Teatro Martita

Django Bar, December 1

Teatro 3
The Panda is underwhelmed by Matija Solce’s suicide threat.

The symbolism was as gentle as it was charming. In using bones as puppets Matija Solce was restoring flesh to them, and perhaps giving them a glimpse of reincarnation. The bones were real and apparently mostly cow-derived (skeletal forensic science not being my strong suit). The one fake was a human skull, our enthusiastic Customs officials having denied the real one a visa.

Tall, rake-thin and elfin-looking, Solce is a Slovenian puppeteer and musician whose Teatro Martita puppet theatre kicked off the international component of the two-week-long Camelot Gypsy Festival. His show is about the most portable piece of theatre going, requiring no more than a light or two and a table on which to place the small black coffin containing his collection of bones. So it was perfect for Camelot’s smaller Django Bar, where the audience could cluster around him like overgrown children.

Manipulated in quite rudimentary ways the bones magically became a giraffe or two kissing fish, with appropriate sound effects charging the air via a microphone stuffed down Solce’s shirt. An African elephant, for example, made the mistake of trumpeting so hard that it blew one of its own ears off.

His other companion was a panda glove puppet who lured us into that simultaneously whimsical and dark zone of wondering exactly who was whose puppeteer. The show began with the panda waking up Solce, and concluded with him demanding Solce remove his hand from the bear’s posterior. Modern occupational health and safety laws would probably support the panda.

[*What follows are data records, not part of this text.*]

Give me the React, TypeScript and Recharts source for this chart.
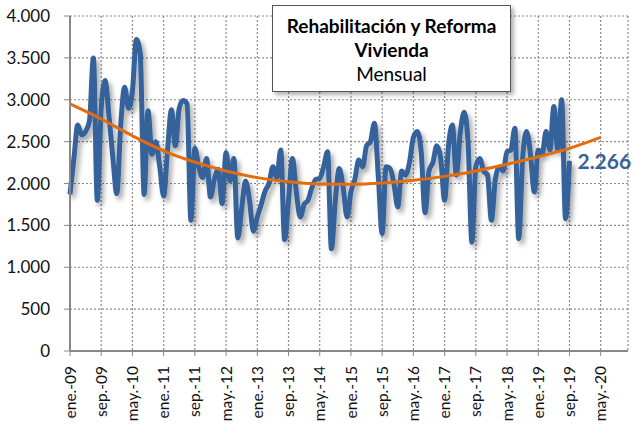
import { CartesianGrid, LabelList, Line, LineChart, XAxis, YAxis } from 'recharts';

const MESES = ['ene.', 'feb.', 'mar.', 'abr.', 'may.', 'jun.', 'jul.', 'ago.', 'sep.', 'oct.', 'nov.', 'dic.'];
const ANYOS = ['09', '10', '11', '12', '13', '14', '15', '16', '17', '18', '19', '20'];

// ene.-09 ... sep.-19
const mensual = [
  1870, 2300, 2700, 2580, 2620, 2750, 3500, 1800, 2900, 3230, 2800, 2300,
  1880, 2700, 3150, 2900, 3100, 3720, 3550, 1870, 2870, 2350, 2500, 2200,
  1850, 2400, 2880, 2450, 2900, 2990, 2950, 1560, 2420, 2200, 2070, 2300,
  1840, 2050, 2170, 1760, 2370, 2030, 2300, 1350, 1700, 2030, 1800, 1430,
  1600, 1750, 1910, 2000, 2200, 2070, 2400, 1330, 1800, 2300, 1900, 1600,
  1750, 1800, 1950, 2050, 2060, 2200, 2380, 1220, 1800, 2180, 1950, 1600,
  1900, 2050, 2280, 2200, 2450, 2500, 2720, 2100, 1400, 2200, 2180, 2000,
  1720, 2150, 2100, 2250, 2550, 2620, 2380, 1650, 2150, 2250, 2450, 2300,
  1800, 2450, 2700, 2100, 2600, 2850, 2500, 1300, 2200, 2300, 2150, 2100,
  1560, 2050, 2200, 2150, 2380, 2400, 2660, 1340, 2300, 2620, 2350, 1900,
  2400, 2350, 2620, 2400, 2920, 2400, 3000, 1580, 2266,
];

// tendencia polinómica, leída cada 8 meses (ene.-09 ... may.-20)
const tendencia = [2950, 2770, 2570, 2390, 2255, 2150, 2070, 2020, 1995, 1990, 2005, 2040, 2085, 2150, 2230, 2320, 2420, 2550];

const yTicks = [0, 500, 1000, 1500, 2000, 2500, 3000, 3500, 4000];

const categorias = ANYOS.flatMap((a) => MESES.map((m) => `${m}-${a}`));
const xTicks = categorias.filter((_, i) => i % 8 === 0);

const data = categorias.map((mes, i) => ({
  mes,
  valor: i < mensual.length ? mensual[i] : null,
  tendencia: i % 8 === 0 && i / 8 < tendencia.length ? tendencia[i / 8] : null,
}));

const FONT = 'Lato, "Liberation Sans", sans-serif';

const XTick = ({ x, y, payload }: any) => (
  <text
    x={x}
    y={y + 8}
    dy="0.36em"
    transform={`rotate(-90, ${x}, ${y + 8})`}
    textAnchor="end"
    fontSize={15.5}
    fontFamily={FONT}
    fill="#111"
  >
    {payload.value}
  </text>
);

const UltimoValor = (props: any) => {
  const { x, y, index, value } = props;
  if (index !== mensual.length - 1) return null;
  return (
    <text x={x + 8} y={y + 8} fontSize={21} fontWeight="bold" fontFamily={FONT} fill="#35629a">
      {Number(value).toLocaleString('de-DE')}
    </text>
  );
};

export default function App() {
  return (
    <div style={{ position: 'absolute', left: 0, top: 0, width: 633, height: 425, background: '#fff' }}>
      <LineChart width={633} height={425} data={data} margin={{ top: 16, right: 5, bottom: 0, left: 0 }}>
        <defs>
          <filter id="sombra" x="-10%" y="-10%" width="130%" height="130%">
            <feDropShadow dx="3" dy="4" stdDeviation="2.5" floodColor="#000" floodOpacity="0.35" />
          </filter>
        </defs>
        <CartesianGrid stroke="#8c8c8c" strokeDasharray="2 2" strokeWidth={1.2} />
        <XAxis
          dataKey="mes"
          ticks={xTicks}
          interval={0}
          height={74}
          tick={<XTick />}
          tickSize={5}
          axisLine={{ stroke: '#888', strokeWidth: 2 }}
          tickLine={{ stroke: '#888' }}
        />
        <YAxis
          domain={[0, 4000]}
          ticks={yTicks}
          width={70}
          tickSize={6}
          tickMargin={14}
          interval={0}
          axisLine={{ stroke: '#888', strokeWidth: 2 }}
          tickLine={{ stroke: '#888' }}
          tick={{ fontSize: 17, fontFamily: FONT, fill: '#111' }}
          tickFormatter={(v: number) => v.toLocaleString('de-DE')}
        />
        <YAxis yAxisId="borde" orientation="right" width={0} tick={false} tickLine={false} axisLine={{ stroke: '#999', strokeWidth: 1.5 }} />
        <Line
          dataKey="valor"
          type="monotone"
          stroke="#35629a"
          strokeWidth={5}
          dot={false}
          filter="url(#sombra)"
          isAnimationActive={false}
        >
          <LabelList dataKey="valor" content={<UltimoValor />} />
        </Line>
        <Line
          dataKey="tendencia"
          type="monotone"
          connectNulls
          stroke="#e46c0a"
          strokeWidth={3}
          dot={false}
          isAnimationActive={false}
        />
      </LineChart>
      <div
        style={{
          position: 'absolute',
          left: 272,
          top: 5,
          width: 239,
          height: 87,
          border: '1.5px solid #555',
          background: '#fff',
          boxShadow: '3px 3px 4px rgba(0,0,0,0.3)',
          fontFamily: FONT,
          textAlign: 'center',
          color: '#000',
          paddingTop: 8,
          boxSizing: 'border-box',
        }}
      >
        <div style={{ fontSize: 19, fontWeight: 'bold', lineHeight: '24px', whiteSpace: 'nowrap' }}>Rehabilitación y Reforma</div>
        <div style={{ fontSize: 19, fontWeight: 'bold', lineHeight: '24px' }}>Vivienda</div>
        <div style={{ fontSize: 19, lineHeight: '24px' }}>Mensual</div>
      </div>
    </div>
  );
}
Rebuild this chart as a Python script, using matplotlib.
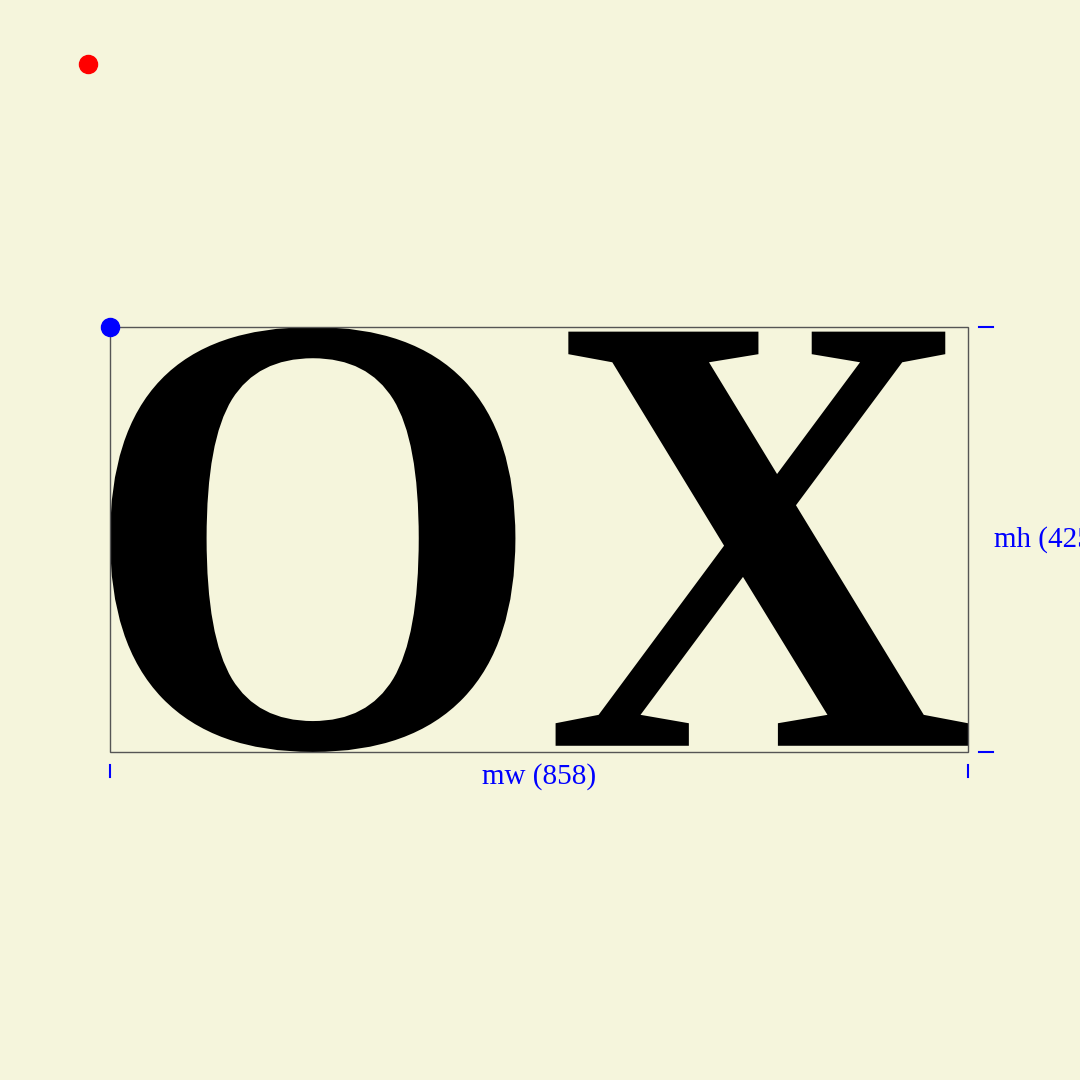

Laura Targett provided an occasional soundtrack with violin and pretty a capella vocals, and at the end she duetted with Solce (after the panda had expunged him) on folk material, the puppeteer now proving a dab hand on accordion.

Earlier Umbrella Theatre’s Shani Moffat had collaborated with a fortune-teller puppet to bring us Edgar Allan Poe’s The Tell-Tale Heart, but surely there should be more to theatre than just having a puppet recite an existing short story. Besides, Steven Berkoff’s unforgettable rendition remains a hard act for anyone to follow.